Pain, No Gain: Acute Pain Interrupts Motor Imagery Processes and Affects Mental Training-Induced Plasticity

• Published in: Cerebral cortex (New York, N.Y. 1991) Vol. 32; no. 3; pp. 640 - 651
• Main Authors: Neige, Cécilia, Lebon, Florent, Mercier, Catherine, Gaveau, Jérémie, Papaxanthis, Charalambos, Ruffino, Célia
• Format: Journal Article
• Language: English
• Published: United States Oxford University Press 22.01.2022; Oxford University Press (OUP)
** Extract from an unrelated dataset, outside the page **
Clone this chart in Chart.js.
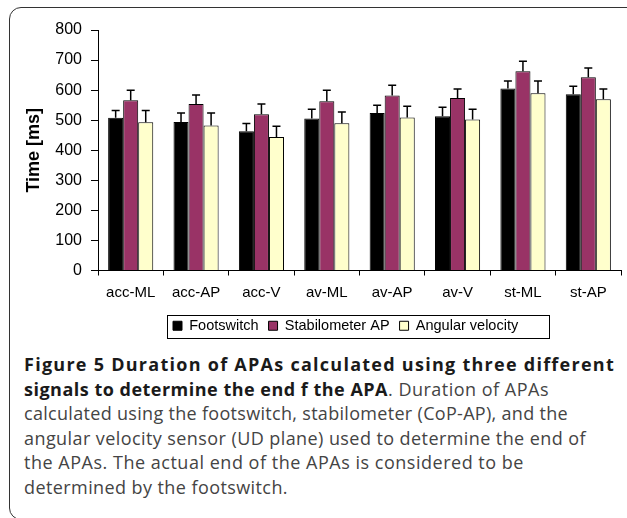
<!DOCTYPE html>
<html>
<head>
<meta charset="utf-8">
<script src="https://cdn.jsdelivr.net/npm/chart.js@4.4.1/dist/chart.umd.min.js"></script>
<style>
  html, body { margin: 0; padding: 0; background: #fff; width: 627px; height: 518px; overflow: hidden; }
  #frame { position: absolute; left: 9px; top: 7px; width: 700px; height: 511px; border: 1.5px solid #333; border-radius: 12px; }
  #wrap { position: absolute; left: 0; top: 0; width: 627px; height: 350px; }
  #caption { position: absolute; left: 24px; top: 352px; font-family: "Open Sans", sans-serif; font-size: 18px;
             line-height: 24.5px; color: #444; white-space: nowrap; }
  #caption .ln { display: block; }
  #caption b { color: #1a1a1a; font-weight: 700; }
</style>
</head>
<body>
<div id="frame"></div>
<div id="wrap"><canvas id="chart"></canvas></div>
<div id="caption">
  <span class="ln" data-w="591"><b>Figure 5 Duration of APAs calculated using three different</b></span>
  <span class="ln" data-w="525"><b>signals to determine the end f the APA</b>. Duration of APAs</span>
  <span class="ln" data-w="544">calculated using the footswitch, stabilometer (CoP-AP), and the</span>
  <span class="ln" data-w="562">angular velocity sensor (UD plane) used to determine the end of</span>
  <span class="ln" data-w="500">the APAs. The actual end of the APAs is considered to be</span>
  <span class="ln" data-w="264">determined by the footswitch.</span>
</div>
<script>
const categories = ['acc-ML', 'acc-AP', 'acc-V', 'av-ML', 'av-AP', 'av-V', 'st-ML', 'st-AP'];

// mean durations [ms]
const footswitch = [508, 494, 463, 506, 524, 513, 605, 586];
const stabilometer = [566, 554, 520, 563, 582, 574, 663, 643];
const angular = [493, 482, 444, 490, 509, 502, 590, 570];

// upper error bar (SD) [ms]
const footswitchSd = [24, 30, 26, 30, 26, 30, 25, 27];
const stabilometerSd = [34, 30, 34, 37, 34, 30, 33, 31];
const angularSd = [39, 42, 36, 37, 37, 34, 40, 34];

const yTicks = [0, 100, 200, 300, 400, 500, 600, 700, 800];

// stretch caption lines to the widths of the printed figure
document.querySelectorAll('#caption .ln').forEach((el) => {
  el.style.display = 'inline-block';
  const natural = el.getBoundingClientRect().width;
  const chars = el.textContent.trim().length;
  const target = Number(el.dataset.w);
  el.style.letterSpacing = ((target - natural) / chars) + 'px';
  el.style.display = 'block';
});

const FONT = '"Liberation Sans", Arial, sans-serif';
Chart.defaults.color = '#000';
Chart.defaults.font.family = FONT;

// only the upper half of each error bar, with a cap
const errorBars = {
  id: 'errorBars',
  afterDatasetsDraw(chart) {
    const ctx = chart.ctx;
    const y = chart.scales.y;
    ctx.save();
    ctx.strokeStyle = '#000';
    ctx.lineWidth = 1.5;
    chart.data.datasets.forEach((ds, i) => {
      const meta = chart.getDatasetMeta(i);
      meta.data.forEach((bar, j) => {
        const top = y.getPixelForValue(ds.data[j] + ds.sd[j]);
        ctx.beginPath();
        ctx.moveTo(bar.x, bar.y);
        ctx.lineTo(bar.x, top);
        ctx.moveTo(bar.x - 4, top);
        ctx.lineTo(bar.x + 4, top);
        ctx.stroke();
      });
    });
    ctx.restore();
  }
};

// Excel-style legend: items start at a fixed spot, box drawn round them
const legendBox = {
  id: 'legendBox',
  afterLayout(chart) {
    const lg = chart.legend;
    lg.left = 163;
    lg.right = 621;
  },
  afterDraw(chart) {
    const hb = chart.legend.legendHitBoxes;
    if (!hb || !hb.length) { return; }
    const ctx = chart.ctx;
    ctx.save();
    ctx.strokeStyle = '#000';
    ctx.lineWidth = 1;
    const l = Math.round(hb[0].left - 6) + 0.5;
    const r = l + 382;
    const t = Math.round(hb[0].top - 4) + 0.5;
    const b = Math.round(hb[0].top + hb[0].height + 5) + 0.5;
    ctx.strokeRect(l, t, r - l, b - t);
    ctx.restore();
  }
};

new Chart(document.getElementById('chart'), {
  type: 'bar',
  data: {
    labels: categories,
    datasets: [
      { label: 'Footswitch', data: footswitch, sd: footswitchSd, backgroundColor: '#000000' },
      { label: 'Stabilometer AP', data: stabilometer, sd: stabilometerSd, backgroundColor: '#993366' },
      { label: 'Angular velocity', data: angular, sd: angularSd, backgroundColor: '#ffffcc' },
    ],
  },
  options: {
    responsive: true,
    maintainAspectRatio: false,
    animation: false,
    layout: { padding: { top: 30, right: 6, bottom: 7, left: 0 } },
    datasets: {
      bar: { categoryPercentage: 0.69, barPercentage: 1.0, borderWidth: 1, borderColor: '#000' },
    },
    scales: {
      x: {
        grid: { offset: true, drawOnChartArea: false, drawTicks: true, tickLength: 5, color: '#000' },
        border: { color: '#000', width: 1 },
        ticks: { font: { size: 15 }, color: '#000', padding: 8, maxRotation: 0, autoSkip: false },
        afterFit: (s) => { s.height = 38; },
      },
      y: {
        min: 0,
        max: 800,
        afterBuildTicks: (s) => { s.ticks = yTicks.map(v => ({ value: v })); },
        grid: { drawOnChartArea: false, drawTicks: true, tickLength: 7, color: '#000' },
        border: { color: '#000', width: 1 },
        ticks: { font: { size: 16 }, color: '#000', padding: 9 },
        title: { display: true, text: 'Time [ms]', color: '#000', font: { size: 18, weight: 'bold' }, padding: { top: 23, bottom: 0 } },
        afterFit: (s) => { s.width = 98; },
      },
    },
    plugins: {
      legend: {
        position: 'bottom',
        align: 'start',
        labels: { boxWidth: 9, boxHeight: 9, padding: 10, color: '#000', font: { size: 14.5 } },
      },
      tooltip: { enabled: false },
    },
  },
  plugins: [errorBars, legendBox],
});
</script>
</body>
</html>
• Subjects: Acute Pain; Cognitive science; Electromyography; Evoked Potentials, Motor - physiology; Humans; Imagery, Psychotherapy; Imagination - physiology; Movement - physiology; Muscle, Skeletal - physiology; Neuroscience; Psychology; Pyramidal Tracts - physiology; Transcranial Magnetic Stimulation; corticospinal excitability; mental practice; transcranial magnetic stimulation; motor learning; use-dependent plasticity
• ISSN: 1047-3211; 1460-2199
• DOI: 10.1093/cercor/bhab246

Abstract Pain influences both motor behavior and neuroplastic adaptations induced by physical training. Motor imagery (MI) is a promising method to recover motor functions, for instance in clinical populations with limited endurance or concomitant pain. However, the influence of pain on the MI processes is not well established. This study investigated whether acute experimental pain could modulate corticospinal excitability assessed at rest and during MI (Exp. 1) and limit the use-dependent plasticity induced by MI practice (Exp. 2). Participants imagined thumb movements without pain or with painful electrical stimulations applied either on digit V or over the knee. We used transcranial magnetic stimulation to measure corticospinal excitability at rest and during MI (Exp. 1) and to evoke involuntary thumb movements before and after MI practice (Exp. 2). Regardless of its location, pain prevented the increase of corticospinal excitability that is classically observed during MI. In addition, pain blocked use-dependent plasticity following MI practice, as testified by a lack of significant posttraining deviations. These findings suggest that pain interferes with MI processes, preventing the corticospinal excitability facilitation needed to induce use-dependent plasticity. Pain should be carefully considered for rehabilitation programs using MI to restore motor function.